Par Daniel Rome, secrétaire national du réseau école
Les communistes ont un projet pour l’école, un projet visant à transformer en profondeur notre système éducatif, une démarche qui est au coeur des enjeux d’une véritable alternative au néolibéralisme. Ce projet suscite à la fois beaucoup d’assentiment et d’engouement dans les milieux progressistes, mais aussi de la controverse et des points de désaccord, qui doivent se débattre publiquement. Il ne s’agit pas de proposer « quelques mesures » pour que ça aille mieux, car nous sommes persuadés que quelques mesures ne changeront pas en profondeur ce système qui produit des inégalités scolaires. Nous proposons une démarche politique et culturelle qui rompt dans sa logique avec la construction actuelle générant de l’exclusion dans l’accès aux savoirs.
Est-ce que tous les élèves peuvent réussir, c’est-à-dire obtenir un diplôme et acquérir et maîtriser une culture scolaire commune ? En sont-ils tous capables ? Le service public doit créer les conditions de cette réussite (encore faudrait-il redéfinir ce que l’on appelle la réussite).
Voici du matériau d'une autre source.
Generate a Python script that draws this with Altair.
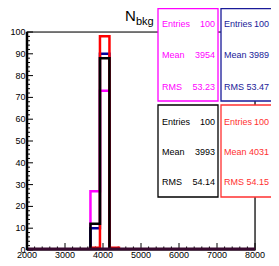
import altair as alt
import pandas as pd

# ---- data ----
bin_edges = [2000, 3670, 3920, 4170, 4420, 8000]
magenta_counts = [0, 27, 73, 0, 0, 0]
blue_counts = [0, 10, 90, 0, 0, 0]
red_counts = [0, 1, 98, 1, 0, 0]
black_counts = [0, 12, 88, 0, 0, 0]

stat_labels = ["Entries", "Mean", "RMS"]
magenta_stats = ["100", "3954", "53.23"]
blue_stats = ["100", "3989", "53.47"]
black_stats = ["100", "3993", "54.14"]
red_stats = ["100", "4031", "54.15"]

x_major = [2000, 3000, 4000, 5000, 6000, 7000, 8000]
y_major = [0, 10, 20, 30, 40, 50, 60, 70, 80, 90, 100]

W, H = 228, 218
FONT = "Liberation Sans"

x_scale = alt.Scale(domain=[2000, 8000], nice=False, zero=False)
y_scale = alt.Scale(domain=[0, 100], nice=False)
one = pd.DataFrame({"a": [0]})


def hist(counts, color):
    df = pd.DataFrame({"x": bin_edges, "y": counts})
    return alt.Chart(df).mark_line(
        interpolate="step-after", color=color, strokeWidth=2.5, clip=True
    ).encode(
        x=alt.X("x:Q", scale=x_scale, axis=None),
        y=alt.Y("y:Q", scale=y_scale, axis=None),
        order="x:Q",
    )


# ticks
x_minor = [v for v in range(2000, 8001, 200) if v % 1000 != 0]
y_minor = [v for v in range(0, 101, 2) if v % 10 != 0]
xt_major = alt.Chart(pd.DataFrame({"x": x_major})).mark_rule(color="black", strokeWidth=1).encode(
    x=alt.X("x:Q", scale=x_scale, axis=None), y=alt.value(H), y2=alt.value(H - 7))
xt_minor = alt.Chart(pd.DataFrame({"x": x_minor})).mark_rule(color="black", strokeWidth=1).encode(
    x=alt.X("x:Q", scale=x_scale, axis=None), y=alt.value(H), y2=alt.value(H - 3.5))
yt_major = alt.Chart(pd.DataFrame({"y": y_major})).mark_rule(color="black", strokeWidth=1).encode(
    y=alt.Y("y:Q", scale=y_scale, axis=None), x=alt.value(0), x2=alt.value(6))
yt_minor = alt.Chart(pd.DataFrame({"y": y_minor})).mark_rule(color="black", strokeWidth=1).encode(
    y=alt.Y("y:Q", scale=y_scale, axis=None), x=alt.value(0), x2=alt.value(3))

# tick labels as text marks placed through the scales
x_labels = alt.Chart(pd.DataFrame({"x": x_major, "t": [str(v) for v in x_major]})).mark_text(
    font=FONT, fontSize=9, align="center", baseline="top", color="black").encode(
    x=alt.X("x:Q", scale=x_scale, axis=None), y=alt.value(H + 0.5), text="t:N")
y_labels = alt.Chart(pd.DataFrame({"y": y_major, "t": [str(v) for v in y_major]})).mark_text(
    font=FONT, fontSize=9, align="right", baseline="middle", color="black").encode(
    y=alt.Y("y:Q", scale=y_scale, axis=None), x=alt.value(-1.5), text="t:N")

frame = alt.Chart(one).mark_rect(fill=None, stroke="black", strokeWidth=1.2).encode(
    x=alt.value(0), x2=alt.value(W), y=alt.value(0), y2=alt.value(H))
left_line = alt.Chart(one).mark_rule(color="black", strokeWidth=2.5).encode(
    x=alt.value(0), y=alt.value(0), y2=alt.value(H))
base_line = alt.Chart(one).mark_rule(color="#3a0a30", strokeWidth=3).encode(
    x=alt.value(0), x2=alt.value(W), y=alt.value(H - 1))

layers = [xt_minor, xt_major, yt_minor, yt_major, frame,
          hist(magenta_counts, "#ff00ff"),
          hist(blue_counts, "#000099"),
          hist(red_counts, "#ff0000"),
          hist(black_counts, "#000000"),
          base_line, left_line, x_labels, y_labels]

# title N_bkg
layers.append(alt.Chart(one).mark_text(text="N", font=FONT, fontSize=15, align="left",
                                       baseline="alphabetic", color="black").encode(
    x=alt.value(98), y=alt.value(-11.5)))
layers.append(alt.Chart(one).mark_text(text="bkg", font=FONT, fontSize=11, align="left",
                                       baseline="alphabetic", color="black").encode(
    x=alt.value(109), y=alt.value(-7)))


def stat_box(x0, y0, x1, y1, color, values, rows, val_dx, lab_dx):
    out = [alt.Chart(one).mark_rect(fill="white", stroke=color, strokeWidth=1.3).encode(
        x=alt.value(x0), x2=alt.value(x1), y=alt.value(y0), y2=alt.value(y1))]
    for lab, val, ry in zip(stat_labels, values, rows):
        out.append(alt.Chart(one).mark_text(text=lab, font=FONT, fontSize=9, align="left",
                                            baseline="middle", color=color).encode(
            x=alt.value(x0 + lab_dx), y=alt.value(ry)))
        out.append(alt.Chart(one).mark_text(text=val, font=FONT, fontSize=9, align="right",
                                            baseline="middle", color=color).encode(
            x=alt.value(x0 + val_dx), y=alt.value(ry)))
    return out


top_rows = [-8, 23, 55]
bot_rows = [90, 120, 150]
layers += stat_box(131, -23.5, 191, 69, "#ff00ff", magenta_stats, top_rows, 57, 4)
layers += stat_box(194, -23.5, 262, 69, "#1a1a99", blue_stats, top_rows, 48, 3)
layers += stat_box(131, 73, 191, 165, "#000000", black_stats, bot_rows, 57, 4)
layers += stat_box(194, 73, 262, 165, "#ff3030", red_stats, bot_rows, 48, 3)

chart = alt.layer(*layers).properties(
    width=W, height=H,
    autosize=alt.AutoSizeParams(type="none"),
    padding={"left": 19, "top": 24, "right": 16, "bottom": 8},
).configure_view(stroke=None).configure(background="white")

chart.save("out.html", embed_options={"renderer": "svg", "actions": False})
Nous défendons le principe de l’éducabilité pour tous et nous proposons de nous inscrire dans la lutte contre les inégalités sociales à l’école. Cela suppose bien entendu des moyens financiers et humains qui sortent d’une logique purement comptable, en prenant en compte la diversité des situations économique, sociale et territoriale. Le travail d’un enseignant n’est pas le même selon les filières et les publics. Bien sûr, il ne faut pas poser le problème en ayant en tête le prisme de la réalité d’aujourd’hui, où les statuts et protections acquis depuis plusieurs décennies sont remis en cause, mais s’interroger sur ce qu’est le métier d’enseignant. Comment peut-il se transformer pour répondre aux exigences de notre temps ?
Cela suppose de modifier la formation des enseignants et de revoir les modes de recrutement pour répondre aux besoins de l’école, de la maternelle à l’université, et aider les enseignants dans leur travail pour améliorer l’efficacité du service public. Aucun changement, aucune amélioration, a fortiori aucune transformation ne peut être envisagée sans que les personnels de l’éducation nationale soient fortement impliqués dans les objectifs et la mise en oeuvre. La pédagogie est généralement réduite à une forme, une méthode, et ne prend que rarement en compte la question des contenus de savoirs enseignés. Mais comment penser un quelconque mode de transmission sans s’être interrogé sur l’objet de la transmission ?
La question de la formation des enseignants et des enjeux politiques de cette formation est fortement posée. Il y a deux ans, un sondage de la FSU montrait qu’un nombre non négligeable d’enseignants étaient convaincus que tous les élèves ne pouvaient pas réussir. Car la distance objective est souvent très grande entre eux et leurs élèves : non plus seulement en termes de méthodes, mais en termes d’éthique, où l’objectif est bien, en permettant l’accès aux savoirs, à l’autonomie de pensée, à la capacité à agir dans une vision solidaire de la société, de favoriser l’émancipation mentale de tous et la mise en partage des savoirs.
C’est ainsi qu’en ZEP, certains estiment que l’on ne peut demander autant à ceux qui ont moins (mais de quoi est fait pour eux ce manque ?), que la complexité n’est pas à leur portée et que viser à un SMIC des savoirs est indispensable, au moins dans un premier temps, pour qu’enfin « sortir » de l’école puisse permettre par des approches plus ludiques de mieux faire « passer » la pilule amère des apprentissages. Les enseignants peu formés pour affronter des élèves dans lesquels ils ne se reconnaissent pas vivent douloureusement leur « abandon » par l’institution. Ils s’enferment dans une image dévalorisée d’eux-mêmes, où ils ne s’autorisent plus à penser qu’ils sont capables de réussir, c’est-à-dire de faire réussir les élèves qui leur sont confiés. Il ne s’agit pas de stigmatiser les enseignants, mais de considérer que ce qui se fait à l’école intéresse toute la société et que former et aider les enseignants peut concourir à réduire ou non le nombre d’élèves en situation d’échec. Cette question doit aussi faire partie du débat. Les valeurs progressistes que nous défendons n’existent que dans les pratiques qui les construisent. Le meilleur moyen de défendre l’école c’est de la transformer. Cette transformation est aujourd’hui un véritable défi, un enjeu de civilisation.